Восхищаясь его поистине энциклопедическими познаниями, Николай Эрдман говорил: «Миша у нас ну просто настоящий академик Ферсман».

О смерти мы с Михаилом Давыдовичем никогда не говорили, но, я знаю, он думал о ней. Однажды сказал: «Я вот все думаю, где справедливость? Почему добрейшие, чудеснейшие люди, Эрдман и Гарин, каждый из них в жизни, как говорится, и мухи не обидел, — умирали в таких мучениях?»

Однажды я должен был выполнить какую-то работу и, чтобы ни на что не отвлекаться, поселился в Доме ветеранов кино в Матвеевском. Там же проживал Виктор Борисович Шкловский.

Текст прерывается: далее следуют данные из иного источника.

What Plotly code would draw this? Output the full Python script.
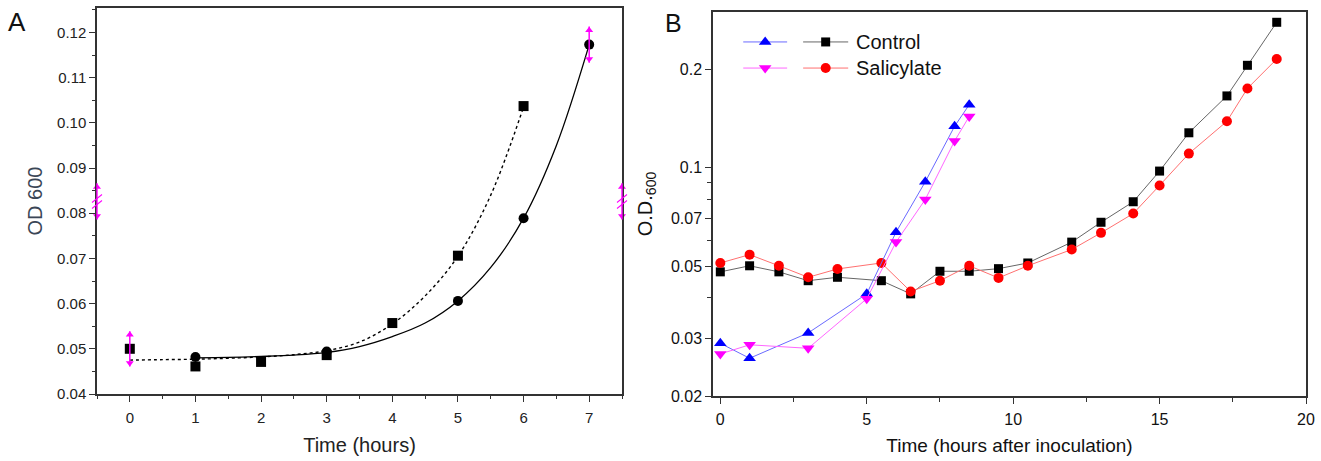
import numpy as np
import plotly.graph_objects as go

# ---------------- data ----------------
# Panel A
a_sq_t = [0, 1, 2, 3, 4, 5, 6]
a_sq_od = [0.0500, 0.0461, 0.0471, 0.0486, 0.0557, 0.0706, 0.1037]
a_ci_t = [1, 3, 5, 6, 7]
a_ci_od = [0.0482, 0.0494, 0.0606, 0.0789, 0.1173]
a_fit_sq_t = [0, 0.5, 1, 1.5, 2, 2.5, 3, 3.5, 4, 4.5, 5, 5.5, 6]
a_fit_sq_od = [0.0475, 0.0476, 0.0477, 0.0479, 0.0482, 0.0487, 0.0496, 0.0515,
               0.0555, 0.0617, 0.0705, 0.0840, 0.1035]
a_fit_ci_t = [1, 1.5, 2, 2.5, 3, 3.5, 4, 4.5, 5, 5.5, 6, 6.5, 7]
a_fit_ci_od = [0.0480, 0.0481, 0.0483, 0.0486, 0.0492, 0.0505, 0.0527, 0.0557,
               0.0606, 0.0680, 0.0789, 0.0950, 0.1173]
a_err_t = [0, 7]
a_err_od = [0.0500, 0.1173]
a_err = [0.0039, 0.0040]

# Panel B
b_t1 = [0, 1, 3, 5, 6, 7, 8, 8.5]
b_ctrl1 = [0.0290, 0.0261, 0.0312, 0.0411, 0.0635, 0.0906, 0.134, 0.156]
b_sal1 = [0.0269, 0.0287, 0.0280, 0.0397, 0.0592, 0.0800, 0.1208, 0.1436]
b_t2 = [0, 1, 2, 3, 4, 5.5, 6.5, 7.5, 8.5, 9.5, 10.5, 12, 13, 14.1, 15, 16, 17.3, 18, 19]
b_ctrl2 = [0.0480, 0.0501, 0.0480, 0.0451, 0.0462, 0.0451, 0.0411, 0.0482, 0.0482, 0.0491,
           0.0511, 0.0592, 0.0681, 0.0787, 0.0977, 0.128, 0.166, 0.206, 0.279]
b_sal2 = [0.0511, 0.0542, 0.0501, 0.0462, 0.0490, 0.0511, 0.0418, 0.0451, 0.0501, 0.0460,
          0.0501, 0.0562, 0.0632, 0.0724, 0.0883, 0.1105, 0.1388, 0.175, 0.2153]

b_ytick_vals = [0.02, 0.03, 0.05, 0.07, 0.1, 0.2]
b_ytick_text = ["0.02", "0.03", "0.05", "0.07", "0.1", "0.2"]
b_yminor_vals = [0.04, 0.06, 0.08, 0.09]
legend_labels = ["Control", "Salicylate"]

# ---------------- layout geometry ----------------
W, H = 1321, 461
A_dx = [97 / W, 622 / W]
A_dy = [1 - 394 / H, 1 - 8 / H]
B_dx = [713 / W, 1306 / W]
B_dy = [1 - 396 / H, 1 - 12 / H]
A_xr = [-0.5, 7.5]
A_yr = [0.04, 0.1254]

FONT = "Liberation Sans, Arial, sans-serif"
MAG = "#ff00ff"

fig = go.Figure()

# ---- Panel A ----
fig.add_trace(go.Scatter(x=a_fit_sq_t, y=a_fit_sq_od, mode="lines",
                         line=dict(color="black", width=1.4, dash="dot", shape="spline"),
                         xaxis="x", yaxis="y", showlegend=False))
fig.add_trace(go.Scatter(x=a_fit_ci_t, y=a_fit_ci_od, mode="lines",
                         line=dict(color="black", width=1.3, shape="spline"),
                         xaxis="x", yaxis="y", showlegend=False))
fig.add_trace(go.Scatter(x=a_sq_t, y=a_sq_od, mode="markers",
                         marker=dict(symbol="square", size=10, color="black"),
                         xaxis="x", yaxis="y", showlegend=False))
fig.add_trace(go.Scatter(x=a_ci_t, y=a_ci_od, mode="markers",
                         marker=dict(symbol="circle", size=10, color="black"),
                         xaxis="x", yaxis="y", showlegend=False))
# magenta double arrows at data points
fig.add_trace(go.Scatter(x=a_err_t, y=a_err_od, mode="markers",
                         marker=dict(size=0.1, color=MAG),
                         error_y=dict(type="data", array=a_err, color=MAG, thickness=1.5, width=0),
                         xaxis="x", yaxis="y", showlegend=False))
up = [v + e * 0.8 for v, e in zip(a_err_od, a_err)]
dn = [v - e * 0.8 for v, e in zip(a_err_od, a_err)]
fig.add_trace(go.Scatter(x=a_err_t, y=up, mode="markers",
                         marker=dict(symbol="triangle-up", size=7, color=MAG),
                         xaxis="x", yaxis="y", showlegend=False, cliponaxis=False))
fig.add_trace(go.Scatter(x=a_err_t, y=dn, mode="markers",
                         marker=dict(symbol="triangle-down", size=7, color=MAG),
                         xaxis="x", yaxis="y", showlegend=False, cliponaxis=False))

# axis-break symbols (decoration on the left/right axes of panel A)
brk_c = 0.0826
brk_half = 0.0040
brk_x = [A_xr[0], A_xr[1]]
fig.add_trace(go.Scatter(x=brk_x, y=[brk_c + brk_half * 0.8] * 2, mode="markers",
                         marker=dict(symbol="triangle-up", size=7, color=MAG),
                         xaxis="x", yaxis="y", showlegend=False, cliponaxis=False))
fig.add_trace(go.Scatter(x=brk_x, y=[brk_c - brk_half * 0.8] * 2, mode="markers",
                         marker=dict(symbol="triangle-down", size=7, color=MAG),
                         xaxis="x", yaxis="y", showlegend=False, cliponaxis=False))

# ---- Panel B ----
def bline(x, y, col, lcol, sym, size):
    return go.Scatter(x=x, y=y, mode="lines+markers",
                      line=dict(color=lcol, width=1),
                      marker=dict(symbol=sym, size=size, color=col),
                      xaxis="x2", yaxis="y2", showlegend=False)

fig.add_trace(bline(b_t2, b_ctrl2, "black", "#666666", "square", 9))
fig.add_trace(bline(b_t2, b_sal2, "#ff0000", "#ff7070", "circle", 10))
fig.add_trace(bline(b_t1, b_ctrl1, "#0000ff", "#6a6aff", "triangle-up", 11))
fig.add_trace(bline(b_t1, b_sal1, MAG, "#ff66ff", "triangle-down", 11))

# custom legend in an overlay axis (0..1 box of panel B)
leg_rows = [0.922, 0.854]
leg_specs = [
    [("#0000ff", "#6a6aff", "triangle-up", 11), ("black", "#666666", "square", 9)],
    [(MAG, "#ff66ff", "triangle-down", 11), ("#ff0000", "#ff7070", "circle", 10)],
]
seg_x = [(0.051, 0.125), (0.152, 0.228)]
for ry, specs in zip(leg_rows, leg_specs):
    for (x0, x1), (col, lcol, sym, sz) in zip(seg_x, specs):
        fig.add_trace(go.Scatter(x=[x0, x1], y=[ry, ry], mode="lines",
                                 line=dict(color=lcol, width=1),
                                 xaxis="x3", yaxis="y3", showlegend=False))
        fig.add_trace(go.Scatter(x=[(x0 + x1) / 2], y=[ry], mode="markers",
                                 marker=dict(symbol=sym, size=sz, color=col),
                                 xaxis="x3", yaxis="y3", showlegend=False))

annotations = []
for ry, lab in zip(leg_rows, legend_labels):
    annotations.append(dict(x=0.238, y=ry, xref="x3", yref="y3", text=lab, showarrow=False,
                            xanchor="left", yanchor="middle",
                            font=dict(family=FONT, size=20, color="#111")))

annotations.append(dict(x=16.5 / W, y=1 - 22 / H, xref="paper", yref="paper", text="A",
                        showarrow=False, xanchor="center", yanchor="middle",
                        font=dict(family=FONT, size=26, color="#111")))
annotations.append(dict(x=673 / W, y=1 - 23 / H, xref="paper", yref="paper", text="B",
                        showarrow=False, xanchor="center", yanchor="middle",
                        font=dict(family=FONT, size=25, color="#111")))

def ay_paper(v):
    return A_dy[0] + (v - A_yr[0]) / (A_yr[1] - A_yr[0]) * (A_dy[1] - A_dy[0])

shapes = []
for xp in [A_dx[0], A_dx[1]]:
    shapes.append(dict(type="line", xref="paper", yref="paper",
                       x0=xp, x1=xp, y0=ay_paper(brk_c - brk_half), y1=ay_paper(brk_c + brk_half),
                       line=dict(color=MAG, width=1.4)))
    yc0 = ay_paper(brk_c)
    for off in (-3, 3):
        yc = yc0 + off / H
        shapes.append(dict(type="line", xref="paper", yref="paper",
                           x0=xp - 5 / W, x1=xp + 5 / W, y0=yc - 4 / H, y1=yc + 4 / H,
                           line=dict(color=MAG, width=1.1)))

axis_common = dict(showgrid=False, zeroline=False, showline=True, linecolor="#333",
                   linewidth=1.5, ticks="outside", tickcolor="#333", tickwidth=1.3,
                   automargin=False)

fig.update_layout(
    width=W, height=H,
    margin=dict(l=0, r=0, t=0, b=0),
    paper_bgcolor="white", plot_bgcolor="white",
    font=dict(family=FONT, color="#111"),
    showlegend=False,
    xaxis=dict(domain=A_dx, anchor="y", range=A_xr, tickvals=list(range(8)),
               ticklen=6, mirror=True, ticklabelstandoff=3,
               minor=dict(dtick=0.5, tick0=0, ticklen=3, ticks="outside", tickcolor="#333"),
               tickfont=dict(size=15, family=FONT, color="#222"),
               title=dict(text="Time (hours)", font=dict(size=20, family=FONT, color="#222"),
                          standoff=13),
               **axis_common),
    yaxis=dict(domain=A_dy, anchor="x", range=A_yr, dtick=0.01, tick0=0.04,
               tickformat=".2f", ticklen=6, mirror=True,
               minor=dict(dtick=0.005, tick0=0.04, ticklen=3, ticks="outside", tickcolor="#333"),
               tickfont=dict(size=15, family=FONT, color="#222"),
               title=dict(text="OD 600", font=dict(size=20, family=FONT, color="#3a4656"),
                          standoff=9),
               **axis_common),
    xaxis2=dict(domain=B_dx, anchor="y2", range=[-0.25, 20], dtick=5, tick0=0,
                ticklen=6, mirror=True, ticklabelstandoff=2,
                minor=dict(dtick=2.5, tick0=0, ticklen=4, ticks="outside", tickcolor="#333"),
                tickfont=dict(size=16, family=FONT, color="#111"),
                title=dict(text="Time (hours after inoculation)",
                           font=dict(size=19, family=FONT, color="#111"), standoff=12),
                **axis_common),
    yaxis2=dict(domain=B_dy, anchor="x2", type="log",
                range=[np.log10(0.02), np.log10(0.3)],
                tickmode="array", tickvals=b_ytick_vals, ticktext=b_ytick_text,
                ticklen=6, mirror=True,
                minor=dict(tickmode="array", tickvals=b_yminor_vals, ticklen=4,
                           ticks="outside", tickcolor="#333"),
                tickfont=dict(size=16, family=FONT, color="#111"),
                title=dict(text="O.D.<sub>600</sub>", font=dict(size=20, family=FONT, color="#111"),
                           standoff=13),
                **axis_common),
    xaxis3=dict(overlaying="x2", anchor="y3", range=[0, 1], visible=False),
    yaxis3=dict(overlaying="y2", anchor="x3", range=[0, 1], visible=False),
    annotations=annotations,
    shapes=shapes,
)

fig.write_html("out.html", config={"displayModeBar": False},
               post_script="document.body.style.margin='0px';")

В это время в Москве умерла его жена Серафима Густавовна. Я говорил по телефону с Михаилом Давыдовичем, и он спросил меня: «А Шкловский знает, что с ним случилось?» Я от такой постановки вопроса, быть может, впервые осознал, вернее, прочувствовал, что когда умирает близкий человек, то это случается не с ним, а с нами, с теми, кто остался…

Когда бы я ни позвонил Михаилу Давыдовичу, на вопрос, как он поживает, он неизменно отвечал: «Великолепно!»

Хотелось бы думать, что в таком же самочувствии он был и в ту минуту, когда машина, в которой Вольпин с семьей ехал на дачу, попала в страшную аварию. Смерть Вольпина была мгновенна.

Но как и чем исчислить ту радость, которую приносил в этот мир своим общением и своим искусством Михаил Давыдович Вольпин. Наш дорогой Айк.

Иллюстрации

Встреча Нового года. На первом плане М. Вольпин, Р. Фричинская, Л. Фричинский.


М. Вольпин и Н. Эрдман во время работы над сценарием «Озорные повороты». 1960-е гг.


М. Вольпин с женой Ириной Глебовной. На столе — портрет Н. Эрдмана, нарисованный М. Вольпиным.

Загрузка...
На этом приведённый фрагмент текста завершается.